** start Provided data **
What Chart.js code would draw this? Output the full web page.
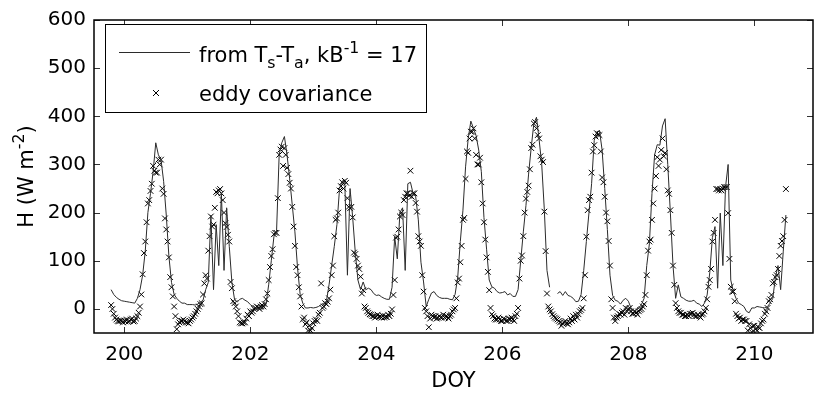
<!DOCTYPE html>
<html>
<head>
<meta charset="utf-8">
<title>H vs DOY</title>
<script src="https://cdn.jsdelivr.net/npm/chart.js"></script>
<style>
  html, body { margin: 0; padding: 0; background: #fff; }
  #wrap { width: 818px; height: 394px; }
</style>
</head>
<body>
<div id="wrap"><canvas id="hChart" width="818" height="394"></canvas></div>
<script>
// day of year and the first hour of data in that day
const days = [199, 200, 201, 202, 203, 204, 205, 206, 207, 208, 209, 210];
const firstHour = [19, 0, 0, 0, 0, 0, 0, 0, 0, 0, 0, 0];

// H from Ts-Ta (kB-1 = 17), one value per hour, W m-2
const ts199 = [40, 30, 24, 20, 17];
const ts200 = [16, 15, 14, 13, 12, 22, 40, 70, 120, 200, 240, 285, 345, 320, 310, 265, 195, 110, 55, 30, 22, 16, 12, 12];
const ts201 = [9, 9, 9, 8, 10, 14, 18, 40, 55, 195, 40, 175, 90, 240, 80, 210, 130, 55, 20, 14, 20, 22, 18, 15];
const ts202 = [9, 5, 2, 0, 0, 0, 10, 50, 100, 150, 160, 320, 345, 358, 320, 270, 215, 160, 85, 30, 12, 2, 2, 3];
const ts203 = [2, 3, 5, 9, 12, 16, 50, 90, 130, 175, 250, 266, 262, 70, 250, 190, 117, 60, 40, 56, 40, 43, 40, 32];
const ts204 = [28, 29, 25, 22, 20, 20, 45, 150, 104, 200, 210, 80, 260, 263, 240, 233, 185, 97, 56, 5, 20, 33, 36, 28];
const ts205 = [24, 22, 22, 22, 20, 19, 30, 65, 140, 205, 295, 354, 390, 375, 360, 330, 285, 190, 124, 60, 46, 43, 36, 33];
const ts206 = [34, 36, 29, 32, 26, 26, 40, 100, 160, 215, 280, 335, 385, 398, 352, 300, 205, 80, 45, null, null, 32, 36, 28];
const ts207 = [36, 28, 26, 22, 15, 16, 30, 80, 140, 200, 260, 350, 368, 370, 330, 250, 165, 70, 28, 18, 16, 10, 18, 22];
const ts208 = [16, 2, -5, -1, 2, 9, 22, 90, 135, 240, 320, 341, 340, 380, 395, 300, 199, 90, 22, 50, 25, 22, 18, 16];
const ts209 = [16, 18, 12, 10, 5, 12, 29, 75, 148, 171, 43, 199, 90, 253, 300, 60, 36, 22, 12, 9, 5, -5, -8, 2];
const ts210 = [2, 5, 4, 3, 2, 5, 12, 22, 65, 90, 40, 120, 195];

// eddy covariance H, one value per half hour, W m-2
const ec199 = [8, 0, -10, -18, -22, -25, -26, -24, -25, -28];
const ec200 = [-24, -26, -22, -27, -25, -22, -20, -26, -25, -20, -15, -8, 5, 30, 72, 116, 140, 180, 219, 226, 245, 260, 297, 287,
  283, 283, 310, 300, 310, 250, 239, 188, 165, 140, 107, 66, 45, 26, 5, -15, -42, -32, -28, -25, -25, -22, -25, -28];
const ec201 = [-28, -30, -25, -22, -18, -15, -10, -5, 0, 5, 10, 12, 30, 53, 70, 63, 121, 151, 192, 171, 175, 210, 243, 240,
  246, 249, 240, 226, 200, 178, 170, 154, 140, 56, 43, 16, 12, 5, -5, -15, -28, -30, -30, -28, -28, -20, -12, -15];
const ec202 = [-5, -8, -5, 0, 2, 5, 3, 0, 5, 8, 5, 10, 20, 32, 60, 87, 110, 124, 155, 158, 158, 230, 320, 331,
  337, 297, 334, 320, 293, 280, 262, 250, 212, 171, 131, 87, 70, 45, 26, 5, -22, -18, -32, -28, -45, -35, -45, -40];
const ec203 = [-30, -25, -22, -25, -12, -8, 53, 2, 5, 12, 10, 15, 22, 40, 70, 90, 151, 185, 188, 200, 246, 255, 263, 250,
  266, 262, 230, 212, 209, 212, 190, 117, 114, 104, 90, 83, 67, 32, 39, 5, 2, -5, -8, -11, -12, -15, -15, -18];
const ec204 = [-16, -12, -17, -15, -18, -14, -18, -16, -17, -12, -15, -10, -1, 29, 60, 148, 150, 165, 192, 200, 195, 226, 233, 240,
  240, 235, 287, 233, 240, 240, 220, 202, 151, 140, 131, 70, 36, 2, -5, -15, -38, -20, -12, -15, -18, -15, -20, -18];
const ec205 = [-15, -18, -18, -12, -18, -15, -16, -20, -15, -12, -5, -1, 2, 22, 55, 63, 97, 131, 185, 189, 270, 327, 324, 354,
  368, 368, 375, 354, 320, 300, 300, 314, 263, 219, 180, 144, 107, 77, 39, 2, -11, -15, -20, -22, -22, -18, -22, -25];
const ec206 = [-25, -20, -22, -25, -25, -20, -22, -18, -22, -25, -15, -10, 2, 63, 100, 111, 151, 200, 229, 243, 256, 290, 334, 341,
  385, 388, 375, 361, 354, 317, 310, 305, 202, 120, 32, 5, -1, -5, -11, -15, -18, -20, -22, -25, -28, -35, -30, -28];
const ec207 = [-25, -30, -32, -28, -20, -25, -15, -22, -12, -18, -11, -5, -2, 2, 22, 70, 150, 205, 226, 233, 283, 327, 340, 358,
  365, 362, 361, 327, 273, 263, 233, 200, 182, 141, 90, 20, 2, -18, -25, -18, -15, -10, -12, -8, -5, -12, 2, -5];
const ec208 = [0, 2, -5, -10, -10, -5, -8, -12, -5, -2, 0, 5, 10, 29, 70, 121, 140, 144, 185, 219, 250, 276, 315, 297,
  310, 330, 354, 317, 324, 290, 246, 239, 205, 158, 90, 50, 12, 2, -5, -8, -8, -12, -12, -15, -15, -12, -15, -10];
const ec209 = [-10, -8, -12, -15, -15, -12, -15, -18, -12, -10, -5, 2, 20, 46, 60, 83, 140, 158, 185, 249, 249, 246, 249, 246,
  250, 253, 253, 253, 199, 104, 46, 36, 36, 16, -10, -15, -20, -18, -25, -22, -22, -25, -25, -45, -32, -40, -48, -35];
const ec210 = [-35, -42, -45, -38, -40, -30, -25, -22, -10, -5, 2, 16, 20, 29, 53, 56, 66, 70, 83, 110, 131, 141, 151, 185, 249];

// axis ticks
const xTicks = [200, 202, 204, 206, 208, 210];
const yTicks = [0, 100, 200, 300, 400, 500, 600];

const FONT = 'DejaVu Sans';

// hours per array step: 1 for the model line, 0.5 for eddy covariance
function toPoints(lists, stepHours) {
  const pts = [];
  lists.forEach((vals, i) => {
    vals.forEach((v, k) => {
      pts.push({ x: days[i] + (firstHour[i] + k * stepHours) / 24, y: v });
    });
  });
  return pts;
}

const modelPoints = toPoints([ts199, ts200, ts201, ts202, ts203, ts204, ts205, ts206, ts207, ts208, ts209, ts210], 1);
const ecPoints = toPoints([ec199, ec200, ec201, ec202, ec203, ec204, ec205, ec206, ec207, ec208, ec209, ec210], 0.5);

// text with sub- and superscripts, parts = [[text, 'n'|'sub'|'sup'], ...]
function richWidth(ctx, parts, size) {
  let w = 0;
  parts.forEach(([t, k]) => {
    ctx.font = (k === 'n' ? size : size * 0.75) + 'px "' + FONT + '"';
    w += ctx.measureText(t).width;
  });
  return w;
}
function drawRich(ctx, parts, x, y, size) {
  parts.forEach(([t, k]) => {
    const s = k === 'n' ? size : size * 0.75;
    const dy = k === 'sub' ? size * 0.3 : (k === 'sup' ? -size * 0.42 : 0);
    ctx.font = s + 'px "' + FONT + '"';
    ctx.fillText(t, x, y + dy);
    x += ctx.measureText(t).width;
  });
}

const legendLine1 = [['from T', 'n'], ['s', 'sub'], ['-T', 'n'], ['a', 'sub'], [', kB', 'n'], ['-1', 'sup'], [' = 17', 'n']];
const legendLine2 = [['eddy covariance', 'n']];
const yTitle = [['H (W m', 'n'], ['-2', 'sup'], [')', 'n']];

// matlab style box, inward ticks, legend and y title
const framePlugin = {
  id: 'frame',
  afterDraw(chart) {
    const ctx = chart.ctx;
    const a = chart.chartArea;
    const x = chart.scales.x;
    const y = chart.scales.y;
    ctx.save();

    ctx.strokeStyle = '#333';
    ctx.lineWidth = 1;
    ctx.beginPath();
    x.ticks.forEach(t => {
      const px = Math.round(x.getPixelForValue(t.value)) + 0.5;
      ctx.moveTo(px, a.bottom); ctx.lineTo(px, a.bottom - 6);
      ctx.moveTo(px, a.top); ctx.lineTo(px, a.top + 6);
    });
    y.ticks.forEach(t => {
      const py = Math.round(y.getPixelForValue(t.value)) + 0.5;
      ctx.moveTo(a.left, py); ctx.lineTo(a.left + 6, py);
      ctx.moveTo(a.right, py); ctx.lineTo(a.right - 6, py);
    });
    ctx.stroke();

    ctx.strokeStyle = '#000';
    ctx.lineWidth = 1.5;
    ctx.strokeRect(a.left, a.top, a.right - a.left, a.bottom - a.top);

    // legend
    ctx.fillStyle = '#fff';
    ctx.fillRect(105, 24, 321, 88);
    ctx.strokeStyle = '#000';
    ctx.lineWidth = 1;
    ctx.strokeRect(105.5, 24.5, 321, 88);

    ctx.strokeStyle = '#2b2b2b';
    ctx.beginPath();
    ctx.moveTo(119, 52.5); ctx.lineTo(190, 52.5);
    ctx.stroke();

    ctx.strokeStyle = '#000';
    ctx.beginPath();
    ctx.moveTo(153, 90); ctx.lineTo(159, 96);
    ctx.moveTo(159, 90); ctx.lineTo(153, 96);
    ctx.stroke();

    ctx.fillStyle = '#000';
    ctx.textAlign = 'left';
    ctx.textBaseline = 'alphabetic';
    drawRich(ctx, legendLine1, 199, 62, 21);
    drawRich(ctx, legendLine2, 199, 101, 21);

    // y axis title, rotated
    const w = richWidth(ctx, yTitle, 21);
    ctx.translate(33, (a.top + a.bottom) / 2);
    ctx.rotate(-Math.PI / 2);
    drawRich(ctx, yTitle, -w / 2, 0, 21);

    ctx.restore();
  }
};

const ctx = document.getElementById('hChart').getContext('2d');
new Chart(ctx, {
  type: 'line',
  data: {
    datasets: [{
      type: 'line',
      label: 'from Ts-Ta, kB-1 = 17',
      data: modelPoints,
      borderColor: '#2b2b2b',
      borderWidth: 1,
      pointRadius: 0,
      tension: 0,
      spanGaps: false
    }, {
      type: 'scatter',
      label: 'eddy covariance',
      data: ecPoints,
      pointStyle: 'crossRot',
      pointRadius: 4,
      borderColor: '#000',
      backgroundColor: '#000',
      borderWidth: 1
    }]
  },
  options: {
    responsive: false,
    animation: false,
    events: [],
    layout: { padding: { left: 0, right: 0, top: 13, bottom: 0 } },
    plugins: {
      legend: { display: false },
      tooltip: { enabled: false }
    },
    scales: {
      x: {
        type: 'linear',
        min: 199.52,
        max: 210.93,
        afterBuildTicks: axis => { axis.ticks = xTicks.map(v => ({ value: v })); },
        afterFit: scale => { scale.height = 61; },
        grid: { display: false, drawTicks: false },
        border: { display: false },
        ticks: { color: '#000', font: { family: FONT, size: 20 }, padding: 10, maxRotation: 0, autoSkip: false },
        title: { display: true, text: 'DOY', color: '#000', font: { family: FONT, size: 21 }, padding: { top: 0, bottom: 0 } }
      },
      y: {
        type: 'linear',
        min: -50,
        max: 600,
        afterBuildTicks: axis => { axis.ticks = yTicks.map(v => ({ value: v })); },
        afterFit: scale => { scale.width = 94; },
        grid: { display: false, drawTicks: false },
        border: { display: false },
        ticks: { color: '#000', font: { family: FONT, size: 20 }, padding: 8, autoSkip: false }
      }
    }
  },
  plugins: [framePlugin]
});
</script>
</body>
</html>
** end Provided data **
- **Exercise requirements**
Write out each line of the listing above, exactly, from its first line to the line holding "0, 0, 0, 0, 0];", inclusive. Skip the pictures.

- **Correct result**
What Chart.js code would draw this? Output the full web page.
<!DOCTYPE html>
<html>
<head>
<meta charset="utf-8">
<title>H vs DOY</title>
<script src="https://cdn.jsdelivr.net/npm/chart.js"></script>
<style>
  html, body { margin: 0; padding: 0; background: #fff; }
  #wrap { width: 818px; height: 394px; }
</style>
</head>
<body>
<div id="wrap"><canvas id="hChart" width="818" height="394"></canvas></div>
<script>
// day of year and the first hour of data in that day
const days = [199, 200, 201, 202, 203, 204, 205, 206, 207, 208, 209, 210];
const firstHour = [19, 0, 0, 0, 0, 0, 0, 0, 0, 0, 0, 0];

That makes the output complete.